Fake Cash App Product Recall Refund Scam
Criminals send fake recall-refund notices claiming a Cash App credit is waiting, then harvest account credentials or redirect victims to send money to 'confirm their $cashtag.'
Part of: Fake Product Recall Refund Scams
Last reviewed: 8 June 2026
Cash App does not independently process product recall refunds — it is a peer-to-peer payment tool, not a retail or insurance platform. Nevertheless, scammers send mass messages claiming that a recall refund of $X has been approved for the recipient's Cash App account and that they must verify their $cashtag and email to claim it.
The attack is effective because Cash App's interface centres on the $cashtag — a unique identifier that feels personal and memorable. A message that references someone's actual $cashtag (guessed or from a public list) feels credible, as if the refund is genuinely earmarked for them specifically.
In a particularly cynical variant, the 'verification' step involves the victim sending a small payment ($1 to $5) to 'confirm the Cash App account is active' before the larger refund is released — a variation of the advance-fee trap.
How this scam works on the Cash App brand
An SMS or email states: 'Your Cash App $cashtag is eligible for a $[amount] product recall refund. Please verify your account at [link] to receive your payment within 24 hours.' The link leads to a fake Cash App login page that captures email and password.
In the small-payment variant, after the user provides their $cashtag on the fake site, a message appears: 'To confirm your Cash App account is active and able to receive the refund, please send $1 to $[scammer-cashtag] as a verification step. Your $1 will be returned with your refund.' The $1 payment is sent and never returned.
Some campaigns also ask victims to scan a QR code with their Cash App camera, which links to the scammer's Cash.me payment request rather than a genuine recall refund mechanism.
Common red flags
- Cash App does not process product recall refunds from manufacturers or retailers.
- The notification arrived without you registering for any recall programme.
- The 'verification' step requires sending a small payment.
- The link goes to a site other than cash.app.
- Your Cash App Activity shows no pending incoming payment despite the message.
- You are asked to scan a QR code to receive funds — incoming Cash App payments need no QR scan from the recipient.
- The refund amount is identical for all messages in the campaign.
How to protect yourself
- Know that Cash App does not receive or distribute product recall refunds.
- Never send a small payment to 'verify' your account or unlock a promised refund — this is always a scam.
- Check your Cash App Activity tab — a real incoming payment would appear there without any action from you.
- Verify recall refunds directly through the product manufacturer or retailer, not through Cash App.
- Report and block any $cashtag or SMS number that sends unsolicited refund offers.
How to report it
- Forward phishing emails to [email protected].
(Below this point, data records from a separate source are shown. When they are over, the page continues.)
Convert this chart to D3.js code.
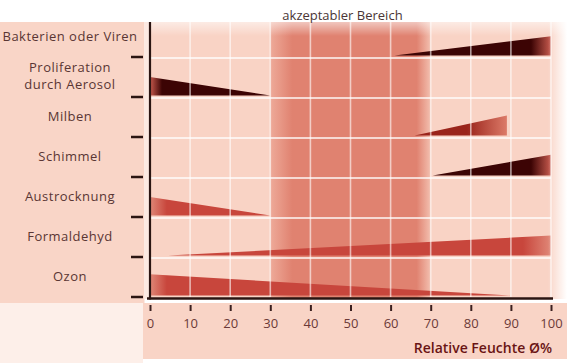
<!DOCTYPE html>
<html>
<head>
<meta charset="utf-8">
<script src="https://cdn.jsdelivr.net/npm/d3@7"></script>
<style>
  body { margin: 0; background: #fff; }
  text { font-family: "Open Sans", sans-serif; }
</style>
</head>
<body>
<svg id="chart" width="567" height="363"></svg>
<script>
// Einflüsse der relativen Luftfeuchte (Sterling-Diagramm)
var categories = ["Bakterien oder Viren", "Proliferation\ndurch Aerosol", "Milben", "Schimmel", "Austrocknung", "Formaldehyd", "Ozon"];
var startHumidity = [61, 0, 66, 70.5, 0, 4.5, 0];
var endHumidity = [100, 30, 89, 100, 30, 100, 90];
var startLevel = [0, 0.46, 0, 0, 0.46, 0, 0.53];
var endLevel = [0.48, 0, 0.5, 0.52, 0, 0.5, 0];
var severity = ["hoch", "hoch", "mittel", "hoch", "gering", "gering", "gering"];
var xTicks = [0, 10, 20, 30, 40, 50, 60, 70, 80, 90, 100];
var acceptable = [30, 70];

var svg = d3.select("#chart");
var width = 567, height = 363;
var ink = "#2b1512";

var x = d3.scaleLinear().domain([0, 100]).range([150, 551]);
var y = d3.scaleBand().domain(categories).range([18, 298]);
var bw = y.bandwidth();
var lvl = d3.scaleLinear().domain([0, 1]).range([0, bw]);

// colour per severity: base colour and the colour at the thick end
var baseColor = d3.scaleOrdinal().domain(["hoch", "mittel", "gering"]).range(["#3c0404", "#9a241b", "#c8463c"]);
var endColor = d3.scaleOrdinal().domain(["hoch", "mittel", "gering"]).range(["#c85a4e", "#dc7a68", "#e08878"]);

var defs = svg.append("defs");

// backgrounds
svg.append("rect").attr("x", 0).attr("y", 22).attr("width", 145).attr("height", 281).attr("fill", "#f9d5c7");
svg.append("rect").attr("x", 0).attr("y", 303).attr("width", 143).attr("height", 60).attr("fill", "#fdefe9");
svg.append("rect").attr("x", 143).attr("y", 303).attr("width", width - 143).attr("height", 56).attr("fill", "#f9d4c6");
svg.append("rect").attr("x", 145).attr("y", 22).attr("width", width - 145).attr("height", 277).attr("fill", "#f9d3c5");

// acceptable range band
var bandGrad = defs.append("linearGradient").attr("id", "band")
  .attr("gradientUnits", "userSpaceOnUse")
  .attr("x1", x(acceptable[0])).attr("x2", x(acceptable[1]));
var bw0 = x(acceptable[1]) - x(acceptable[0]);
bandGrad.append("stop").attr("offset", 0).attr("stop-color", "#eeaa99");
bandGrad.append("stop").attr("offset", 22 / bw0).attr("stop-color", "#e08270");
bandGrad.append("stop").attr("offset", 1 - 14 / bw0).attr("stop-color", "#e08270");
bandGrad.append("stop").attr("offset", 1).attr("stop-color", "#f3c0b0");
svg.append("rect")
  .attr("x", x(acceptable[0])).attr("y", 22)
  .attr("width", bw0).attr("height", 276)
  .attr("fill", "url(#band)");

// wedges
var rows = categories.map(function(c, i) {
  return { cat: c, x0: startHumidity[i], x1: endHumidity[i], h0: startLevel[i], h1: endLevel[i], sev: severity[i], i: i };
});

rows.forEach(function(d) {
  var g = defs.append("linearGradient").attr("id", "w" + d.i)
    .attr("gradientUnits", "userSpaceOnUse")
    .attr("x1", x(d.x0)).attr("x2", x(d.x1));
  var w = x(d.x1) - x(d.x0);
  var fade = d.sev == "mittel" ? 40 : (d.sev == "hoch" ? 20 : 28);
  if (d.h1 > d.h0) {
    g.append("stop").attr("offset", 0).attr("stop-color", baseColor(d.sev));
    g.append("stop").attr("offset", 1 - fade / w).attr("stop-color", baseColor(d.sev));
    g.append("stop").attr("offset", 1).attr("stop-color", endColor(d.sev));
  } else {
    g.append("stop").attr("offset", 0).attr("stop-color", endColor(d.sev));
    g.append("stop").attr("offset", (fade * 0.6) / w).attr("stop-color", baseColor(d.sev));
    g.append("stop").attr("offset", 1).attr("stop-color", baseColor(d.sev));
  }
});

svg.append("g").selectAll("path")
  .data(rows)
  .join("path")
  .attr("d", function(d) {
    var b = y(d.cat) + bw - 2.5;
    return "M" + x(d.x0) + "," + b +
      "L" + x(d.x0) + "," + (b - lvl(d.h0)) +
      "L" + x(d.x1) + "," + (b - lvl(d.h1)) +
      "L" + x(d.x1) + "," + b + "Z";
  })
  .attr("fill", function(d) { return "url(#w" + d.i + ")"; });

// grid lines
svg.append("g").selectAll("line")
  .data(xTicks.slice(1))
  .join("line")
  .attr("x1", function(d) { return x(d); }).attr("x2", function(d) { return x(d); })
  .attr("y1", 22).attr("y2", 297)
  .attr("stroke", "#fff").attr("stroke-width", 1.6).attr("stroke-opacity", 0.6);

svg.append("g").selectAll("line")
  .data(categories.slice(0, -1))
  .join("line")
  .attr("x1", x(0)).attr("x2", x(100))
  .attr("y1", function(d) { return y(d) + bw; }).attr("y2", function(d) { return y(d) + bw; })
  .attr("stroke", "#fff").attr("stroke-width", 2).attr("stroke-opacity", 0.7);

// fade to white at the top and right of the plot
var topFade = defs.append("linearGradient").attr("id", "topFade").attr("x1", 0).attr("x2", 0).attr("y1", 0).attr("y2", 1);
topFade.append("stop").attr("offset", 0).attr("stop-color", "#fff").attr("stop-opacity", 0.55);
topFade.append("stop").attr("offset", 1).attr("stop-color", "#fff").attr("stop-opacity", 0);
svg.append("rect").attr("x", 150).attr("y", 22).attr("width", width - 150).attr("height", 14).attr("fill", "url(#topFade)");

var rightFade = defs.append("linearGradient").attr("id", "rightFade");
rightFade.append("stop").attr("offset", 0).attr("stop-color", "#fff").attr("stop-opacity", 0);
rightFade.append("stop").attr("offset", 1).attr("stop-color", "#fff").attr("stop-opacity", 1);
svg.append("rect").attr("x", 548).attr("y", 20).attr("width", width - 548).attr("height", 279).attr("fill", "url(#rightFade)");

// white gap next to the axis
svg.append("rect").attr("x", 144).attr("y", 22).attr("width", 5).attr("height", 281).attr("fill", "#fff").attr("fill-opacity", 0.5);

// axis lines
svg.append("line").attr("x1", 150).attr("x2", 150).attr("y1", 22).attr("y2", 299.5)
  .attr("stroke", ink).attr("stroke-width", 2.2);
svg.append("line").attr("x1", 147).attr("x2", 553).attr("y1", 298.5).attr("y2", 298.5)
  .attr("stroke", ink).attr("stroke-width", 2.5);

// left ticks at row boundaries
svg.append("g").selectAll("line")
  .data(categories)
  .join("line")
  .attr("x1", 131).attr("x2", 143)
  .attr("y1", function(d) { return y(d) + bw - 1; }).attr("y2", function(d) { return y(d) + bw - 1; })
  .attr("stroke", ink).attr("stroke-width", 2.5);

// row labels
svg.append("g").selectAll("text")
  .data(categories)
  .join("text")
  .attr("x", 70)
  .attr("y", function(d) { return y(d) + bw / 2 - 2; })
  .attr("text-anchor", "middle")
  .attr("font-size", 13)
  .attr("letter-spacing", 0.5)
  .attr("fill", "#5a3634")
  .each(function(d) {
    var lines = d.split("\n");
    var t = d3.select(this);
    lines.forEach(function(l, k) {
      t.append("tspan")
        .attr("x", 70)
        .attr("dy", k == 0 ? (0.35 - (lines.length - 1) * 0.68) + "em" : "1.36em")
        .text(l);
    });
  });

// x axis
var xAxis = svg.append("g")
  .attr("transform", "translate(0,305)")
  .call(d3.axisBottom(x).tickValues(xTicks).tickSize(6).tickPadding(8).tickFormat(d3.format("d")));
xAxis.select(".domain").remove();
xAxis.selectAll(".tick line").attr("stroke", "#3a2020").attr("stroke-width", 2);
xAxis.selectAll(".tick text")
  .attr("font-size", 13).attr("fill", "#6b3a38")
  .style("font-family", "\"Open Sans\", sans-serif");

// titles
svg.append("text")
  .attr("x", x(48)).attr("y", 20)
  .attr("text-anchor", "middle")
  .attr("font-size", 13)
  .attr("fill", "#4a3636")
  .text("akzeptabler Bereich");

svg.append("text")
  .attr("x", 552).attr("y", 353)
  .attr("text-anchor", "end")
  .attr("font-size", 14)
  .attr("font-weight", 600)
  .attr("fill", "#6a1414")
  .text("Relative Feuchte Ø%");
</script>
</body>
</html>
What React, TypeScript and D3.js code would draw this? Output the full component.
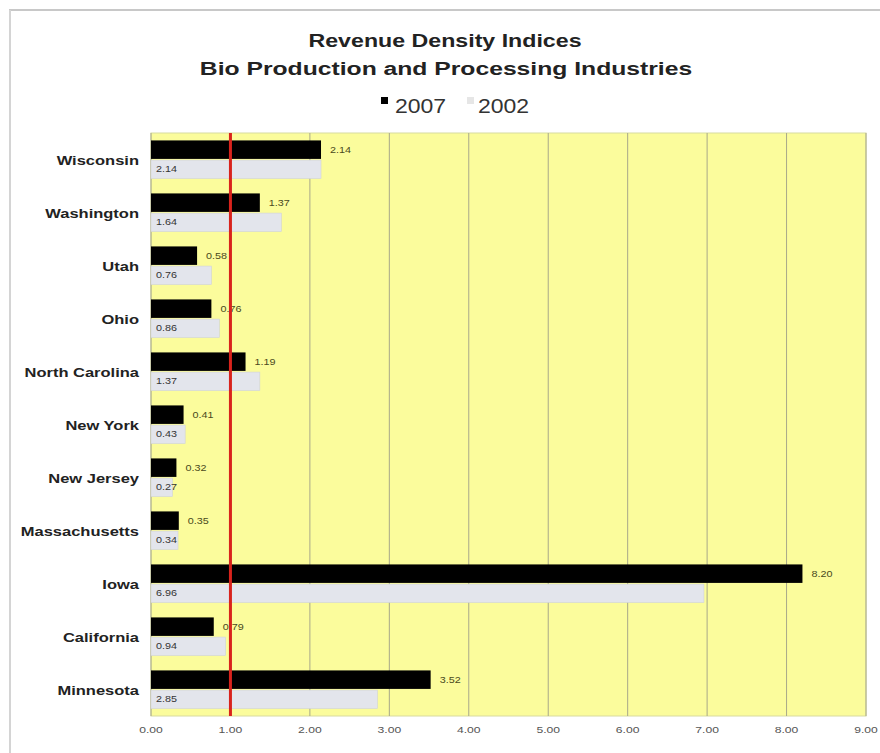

- Report within Cash App: Profile icon > Support > Something Else.
- Report to the FTC at reportfraud.ftc.gov.
- Report SMS to your carrier by forwarding to 7726.
- File with ic3.gov if money was sent.
Frequently asked questions
Can a genuine recall refund be sent to my Cash App account?
In theory a manufacturer could send a payment to anyone's $cashtag if they have it. In practice recall refunds go through the original purchase method. An unsolicited recall-refund notification via SMS with no prior enrolment is not a genuine recall process.
Why does the scam ask me to send a small verification payment?
This is an advance-fee variant. The scammer has no intention of sending a larger refund. Even $1 is profit multiplied across thousands of victims, and some victims send much more after the scammer promises the full refund is 'almost ready.'
How do real incoming Cash App payments work?
When someone sends you money on Cash App, it appears in your Activity tab immediately. You do not need to click a link, scan a QR code, verify your identity, or send a confirmation payment to receive it.